Gerechtigheid


Het hebr. woord tsedagah spreekt van de jiste beslissing, de gerechtigheid van de aardse (Gen. 18:19; 2 Sam. 8:15; 1 Kon. 10:9; Ps. 72:3), of van de hemelse rechter (Ps. 5:9; Jes. 5:16; 59:17; Jer. 9:24). Deze gerechtigheid is straffend naar de kant van de boosdoener en bevrijdend ten opzichte van de onschuldige (vgl. Spr. 17:15; Jes. 5:23).
De rechtvaardige daden van God zijn de bestraffing der zondaars en de bevrijding der verdrukten (1 Sam. 12:7-12; Jes. 45:24, 25). Dit tweede aspect van Gods gerechtigheid krijgt de sterkste accenten. De nadruk ligt vooral op de vrijsprekende, verlossende gerechtigheid van God, die een ander woord voor trouw en goedgunstigheid gaat worden (Ps. 24:5; 98:2; Jes. 46:12; 51:6; 56:1; 58:2; 59:9, 14, 16). Het Griekse woord hiervoor wordt eleémosuné (ons ‘aalmoes’), dat barmhartigheid betekent.

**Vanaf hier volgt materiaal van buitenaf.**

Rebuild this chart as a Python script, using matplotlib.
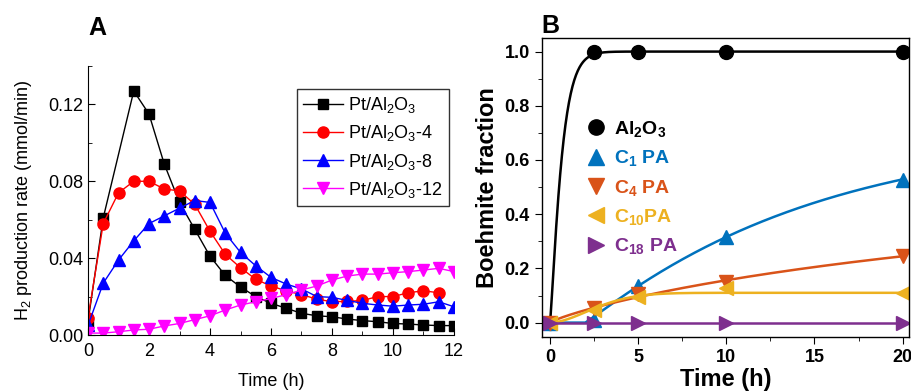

De HEER doet gerechtigheid en recht aan alle verdrukten – barmhartig en genadig is de HEER, niet altoos blijft Hij twisten, niet eeuwig zal Hij toornen (Ps. 103:6-9). De koning richte Gods volk met gerechtigheid, de ellendigen met recht – hij verschafte recht de ellendigen des volks, hij redde de armen, maar verbrijzelde de verdrukker (Ps. 72:1-4; vgl. Jer. 22:13-17). Zo wordt de Rechtvaardige gedoopt tot messiaans koning, om ‘alle gerechtigheid’ te vervullen (Matt. 3:15), om delend in de benauwdheid der ellendigen, bevrijding te brengen. Zij die daarvoor strijden (Matt. 6:35) moeten rekenen met vervolging (Matt. 5:10; Luc. 12:58). Paulus legt er de nadruk op dat wij deze vrijspraak en vrijheid niet bewerken door een verdienstelijk gedrag, maar ontvangen door de dienst van de Christus (Rom. 3:24), God rechtvaardigt de zondaar (Rom. 5:8 v). In het evangelie van de Messias Jezus wordt deze gerechtigheid van God openbaar, zodat mensen leven door geloof (Rom. 1:17).